Em paralelo, em 2007, a Política Nacional para o Desenvolvimento da Biotecnologia - PDB, instituída pelo decreto 6.041, propunha como algumas das suas ações a estruturação de Centros de Recursos Biológicos - CRBs, operando como coleções de culturas prestadoras de serviço, que atendam integralmente aos requisitos nacionais e internacionais de segurança e rastreabilidade e que sejam acreditados como autoridades certificadoras de material biológico; a implantação de um Centro Depositário de material biológico para fins de patente; e a criação de sistema de avaliação e de estrutura interministerial capaz de articular e gerenciar a conformidade de material biológico com a adoção de padrões internacionais, que viabilizem o fortalecimento e a melhoria de capacitação dos CRBs para atuação em rede integrada nacional. Sendo assim, a PDB reforçava a importância do estabelecimento do CBMB e da Rede Brasileira de CRBs.

Em 2009 foi iniciada a elaboração do projeto para a construção do CBMB, que seria projetado de modo a atender a todos os requisitos que o habilitassem a ser credenciado como IDA. Entretanto, em razão de questões técnicas e administrativas, o projeto foi descontinuado no final de 2014.

Apesar disso, em 2016, a portaria 130 do MCTI que institui e regulamenta a Rede Brasileira de Centros de Recursos Biológicos - Rede CRB-Br no âmbito do MCTI, define no Art. 2º, inciso V, como um dos objetivos da Rede CRB-Br, prestar serviços de depósito de material biológico para proteção da propriedade intelectual.

Dessa forma, considerando a relevância e a urgência para o País de uma estrutura para o depósito de material biológico para fins de patente, surgiu a necessidade de redefinição de uma proposta para o atendimento às Diretrizes da Política de Desenvolvimento da Biotecnologia instituídas pelo decreto 6.041 de 2007 e pela portaria 130 de 2016, do MCTI3. Essa redefinição considerou uma mudança de entendimento quanto à necessidade do centro depositário ser vinculado ao INPI, haja vista à constatação de que as coleções de culturas nos Estados Unidos e Europa que atuam como IDA não são vinculadas aos respectivos escritórios de patentes.

No entanto, é importante frisar que a atividade de depósito de material patentário deve permanecer dissociada das demais atividades da coleção de cultura, garantindo a imparcialidade do processo de depósito.

Assim, restabeleceu-se o cenário para que instituições nacionais, como a Fiocruz, Embrapa, Unicamp, BCRJ, entre outras igualmente qualificadas, possam solicitar, via Ministério das Relações Exteriores (MRE), o credenciamento junto a OMPI para atuarem como IDAs.

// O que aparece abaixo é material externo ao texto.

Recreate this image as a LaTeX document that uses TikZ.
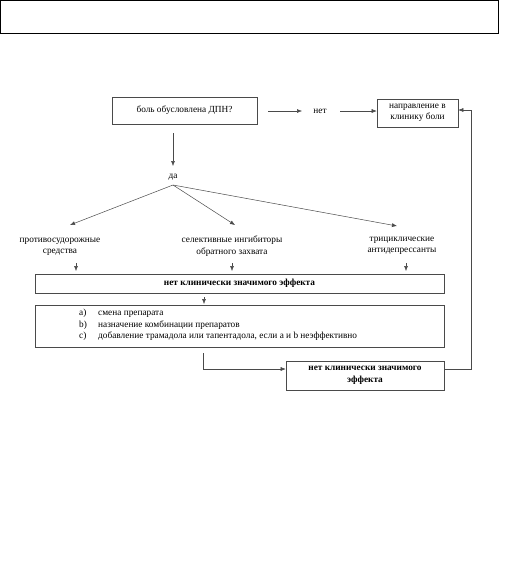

No entanto, esse credenciamento depende da adesão do Brasil ao Tratado de Budapeste.

Atualmente o INPI aceita o depósito de material biológico para fins de patente apenas nas IDAs, de modo que, a adesão do Brasil ao Tratado, além de não acarretar em nenhuma alteração de procedimentos já adotados pelo INPI trará benefícios para diferentes grupos como os depositantes de patentes brasileiros, que poderão depositar material biológico em uma IDA localizada em território nacional, quando esta for reconhecida pela OMPI (com diminuição de custos e burocracia); as instituições nacionais qualificadas, que poderão ser reconhecidas como IDA e poderão obter novas fontes de receita com o depósito de material biológico, não só depósitos de material biológico de nacionais, mas também de outros países, principalmente países da América Latina, que dispõe de apenas uma IDA, de pequeno porte, no Chile; e a comunidade científica, empresas do setor de biotecnologia e a sociedade brasileira em geral, uma vez que o material depositado nas IDAs torna-se público para fins de pesquisas científicas, desenvolvimento tecnológico e inovação, e estarão mais prontamente acessíveis por estar em territorio nacional.

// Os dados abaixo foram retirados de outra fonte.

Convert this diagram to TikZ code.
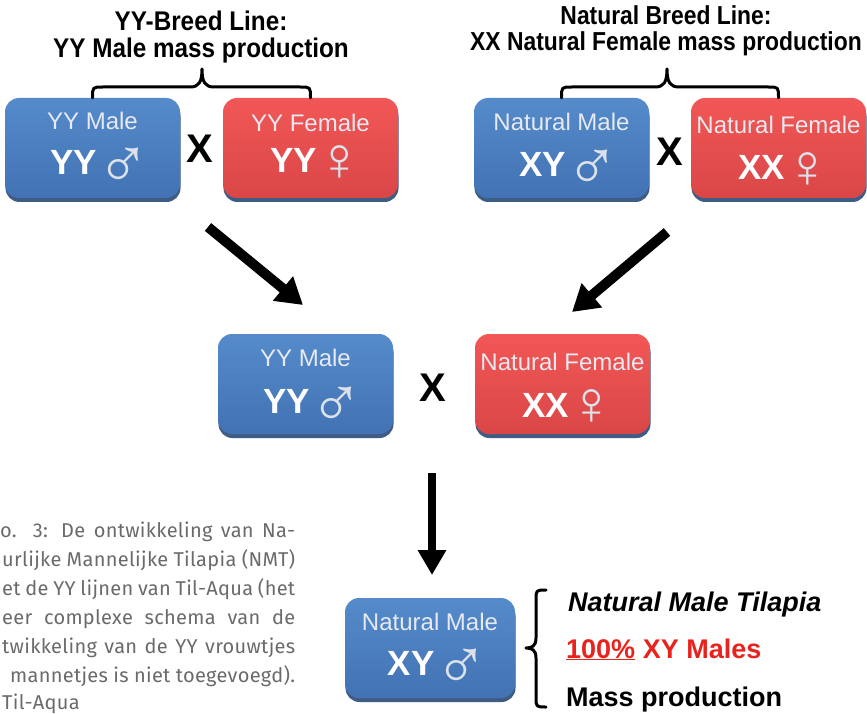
\documentclass[tikz,border=0pt]{standalone}
\usepackage{fontspec}
\setmainfont{Liberation Sans}
\newfontfamily\narrowbf[FakeStretch=0.9]{Liberation Sans}
\newfontfamily\narrowbfb[FakeStretch=0.88]{Liberation Sans}
\newfontfamily\symfont{Liberation Sans}
\newfontfamily\capfont[LetterSpace=1.5]{Fira Sans}
\usetikzlibrary{arrows.meta,shadows}

\definecolor{bluetop}{HTML}{558BCB}
\definecolor{bluebot}{HTML}{4272B4}
\definecolor{redtop}{HTML}{F25757}
\definecolor{redbot}{HTML}{DA4646}
\definecolor{bshadow}{HTML}{2A4A78}
\definecolor{rshadow}{HTML}{2A4A78}
\definecolor{lblgray}{HTML}{E6EAF0}
\definecolor{symgray}{HTML}{DCE2EA}
\definecolor{capgray}{HTML}{6A6A6A}
\definecolor{txtred}{HTML}{E8231E}

\newcommand{\malesym}{\rlap{\raisebox{-14pt}[0pt][0pt]{\symfont\mdseries\fontsize{72}{72}\selectfont\color{symgray}♂}}\kern41pt\relax}
\newcommand{\femalesym}{\rlap{\raisebox{-7.5pt}[0pt][0pt]{\symfont\mdseries\fontsize{62}{62}\selectfont\color{symgray}♀}}\kern34pt\relax}

\tikzset{
  boxbase/.style={rectangle, rounded corners=14pt, minimum width=175pt, minimum height=100pt, inner sep=0pt, draw=none},
  mbox/.style={boxbase, top color=bluetop, bottom color=bluebot,
    drop shadow={shadow xshift=0.5pt, shadow yshift=-4pt, opacity=0.9, fill=bshadow}},
  fbox/.style={boxbase, top color=redtop, bottom color=redbot,
    drop shadow={shadow xshift=0.5pt, shadow yshift=-4pt, opacity=0.9, fill=rshadow}},
  lbl/.style={inner sep=0pt, text=lblgray, font=\fontsize{24}{24}\selectfont},
  gen/.style={inner sep=0pt, anchor=base, text=white, font=\bfseries\fontsize{35}{35}\selectfont},
  cross/.style={inner sep=0pt, text=black, font=\bfseries\fontsize{40}{40}\selectfont},
  ttlA/.style={inner sep=0pt, anchor=base, font=\narrowbf\bfseries\fontsize{27}{27}\selectfont},
  ttlB/.style={inner sep=0pt, anchor=base, font=\narrowbfb\bfseries\fontsize{26}{26}\selectfont},
  bracestyle/.style={draw=black, line width=3pt, line cap=round, line join=round},
  bigarrow/.style={line width=10pt, -{Triangle[width=30pt,length=26pt]}},
  downarrow/.style={line width=8pt, -{Triangle[width=27pt,length=25pt]}},
  restxt/.style={inner sep=0pt, anchor=base west, font=\bfseries\fontsize{27}{27}\selectfont},
  captxt/.style={inner sep=0pt, anchor=base west, text=capgray, font=\capfont\fontsize{20}{20}\selectfont}
}

\begin{document}
\begin{tikzpicture}[x=1pt,y=-1pt]
\useasboundingbox (0,0) rectangle (867,714);
\clip (0,0) rectangle (867,714);

% titles
\node[ttlA] (t1a) at (201,31) {YY-Breed Line:};
\node[ttlA] (t1b) at (201,58) {YY Male mass production};
\node[ttlB] (t2a) at (666,25) {Natural Breed Line:};
\node[ttlB] (t2b) at (666,51) {XX Natural Female mass production};

% top row boxes
\node[mbox] (ym1) at (92.5,148) {};
\node[lbl] (ym1l) at ([yshift=27pt]ym1.center) {YY Male};
\node[gen] (ym1g) at ([xshift=1.5pt,yshift=-27pt]ym1.center) {YY\malesym};

\node[fbox] (yf1) at (310.5,148) {};
\node[lbl] (yf1l) at ([yshift=25pt]yf1.center) {YY Female};
\node[gen] (yf1g) at ([xshift=0pt,yshift=-25pt]yf1.center) {YY\femalesym};

\node[mbox] (nm1) at (561.5,148) {};
\node[lbl] (nm1l) at ([yshift=26pt]nm1.center) {Natural Male};
\node[gen] (nm1g) at ([xshift=1.5pt,yshift=-29pt]nm1.center) {XY\malesym};

\node[fbox] (nf1) at (778.5,148) {};
\node[lbl] (nf1l) at ([yshift=23pt]nf1.center) {Natural Female};
\node[gen] (nf1g) at ([xshift=0pt,yshift=-32pt]nf1.center) {XX\femalesym};

\node[cross] (x1) at (200,149) {X};
\node[cross] (x2) at (670,152) {X};

% braces
\draw[bracestyle] (ym1.north) .. controls (92.5,87) and (92.5,87) .. (103,87) -- (190,87)
  .. controls (199,87) and (202,82) .. (202,69)
  .. controls (202,82) and (205,87) .. (214,87) -- (300,87)
  .. controls (310.5,87) and (310.5,87) .. (yf1.north);
\draw[bracestyle] (nm1.north) .. controls (561.5,87) and (561.5,87) .. (572,87) -- (655,87)
  .. controls (664,87) and (667,82) .. (667,69)
  .. controls (667,82) and (670,87) .. (679,87) -- (768,87)
  .. controls (778.5,87) and (778.5,87) .. (nf1.north);

% arrows
\coordinate (a1s) at (208,227);
\coordinate (a1e) at (303,305);
\coordinate (a2s) at (667,232);
\coordinate (a2e) at (572,312);
\draw[bigarrow] (a1s) -- (a1e);
\draw[bigarrow] (a2s) -- (a2e);

% middle row
\node[mbox] (ym2) at (305.5,384) {};
\node[lbl] (ym2l) at ([yshift=26pt]ym2.center) {YY Male};
\node[gen] (ym2g) at ([xshift=1.5pt,yshift=-29pt]ym2.center) {YY\malesym};

\node[fbox] (nf2) at (562.5,384) {};
\node[lbl] (nf2l) at ([yshift=22pt]nf2.center) {Natural Female};
\node[gen] (nf2g) at ([xshift=0pt,yshift=-33pt]nf2.center) {XX\femalesym};

\node[cross] (x3) at (433,388) {X};

% down arrow
\coordinate (a3s) at (432,473);
\coordinate (a3e) at (432,575);
\draw[downarrow] (a3s) -- (a3e);

% bottom box
\node[mbox, minimum width=170pt] (nm3) at (430,648) {};
\node[lbl] (nm3l) at ([yshift=26pt]nm3.center) {Natural Male};
\node[gen] (nm3g) at ([xshift=1.5pt,yshift=-27pt]nm3.center) {XY\malesym};

% bottom brace
\coordinate (bb1) at (546,590);
\coordinate (bb2) at (546,707);
\draw[bracestyle] (bb1) .. controls (536,590) and (536,590) .. (536,600) -- (536,638)
  .. controls (536,646) and (532,648) .. (526,648)
  .. controls (532,648) and (536,650) .. (536,658) -- (536,697)
  .. controls (536,707) and (536,707) .. (bb2);

\node[restxt] (r1) at (568,611) {\itshape Natural Male Tilapia};
\node[restxt, text=txtred] (r2) at (566,658) {\underline{100\%} XY Males};
\node[restxt] (r3) at (566,706) {Mass production};

% caption (cut off at the left edge)
\node[captxt] (c1) at (0,537) {\makebox[295pt][s]{o. 3: De ontwikkeling van Na-}};
\node[captxt] (c2) at (2,566) {\makebox[293pt][s]{urlijke Mannelijke Tilapia (NMT)}};
\node[captxt] (c3) at (2,595) {\makebox[293pt][s]{et de YY lijnen van Til-Aqua (het}};
\node[captxt] (c4) at (2,624) {\makebox[293pt][s]{eer complexe schema van de}};
\node[captxt] (c5) at (2,653) {\makebox[293pt][s]{twikkeling van de YY vrouwtjes}};
\node[captxt] (c6) at (10,682) {\makebox[285pt][s]{mannetjes is niet toegevoegd).}};
\node[captxt] (c7) at (2,709) {Til-Aqua};
\end{tikzpicture}
\end{document}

Esta ação está alinhada ainda com os esforços para a estruturação da Rede Brasileira de Centros de Recursos Biológicos, atualmente chamados de Biobancos (de acordo com a definição na ISO 20.387:18 que traz requisitos gerais para atividades de biobancos), a qual tem como um de seus objetivos o estabelecimento de instituições depositárias de material biológico no Brasil para fins de proteção à propriedade intelectual.

Nos últimos anos, foi demonstrado, portanto, que a não participação do Brasil no Tratado de Budapeste culmina no encarecimento e maior dificuldade no processo de reivindicação de proteção patentaria de inventores e depositantes os quais desejem protocolar em múltiplos países um pedido de invenção cuja existência de um microrganismo como elemento inovador tecnológico encontre-se presente.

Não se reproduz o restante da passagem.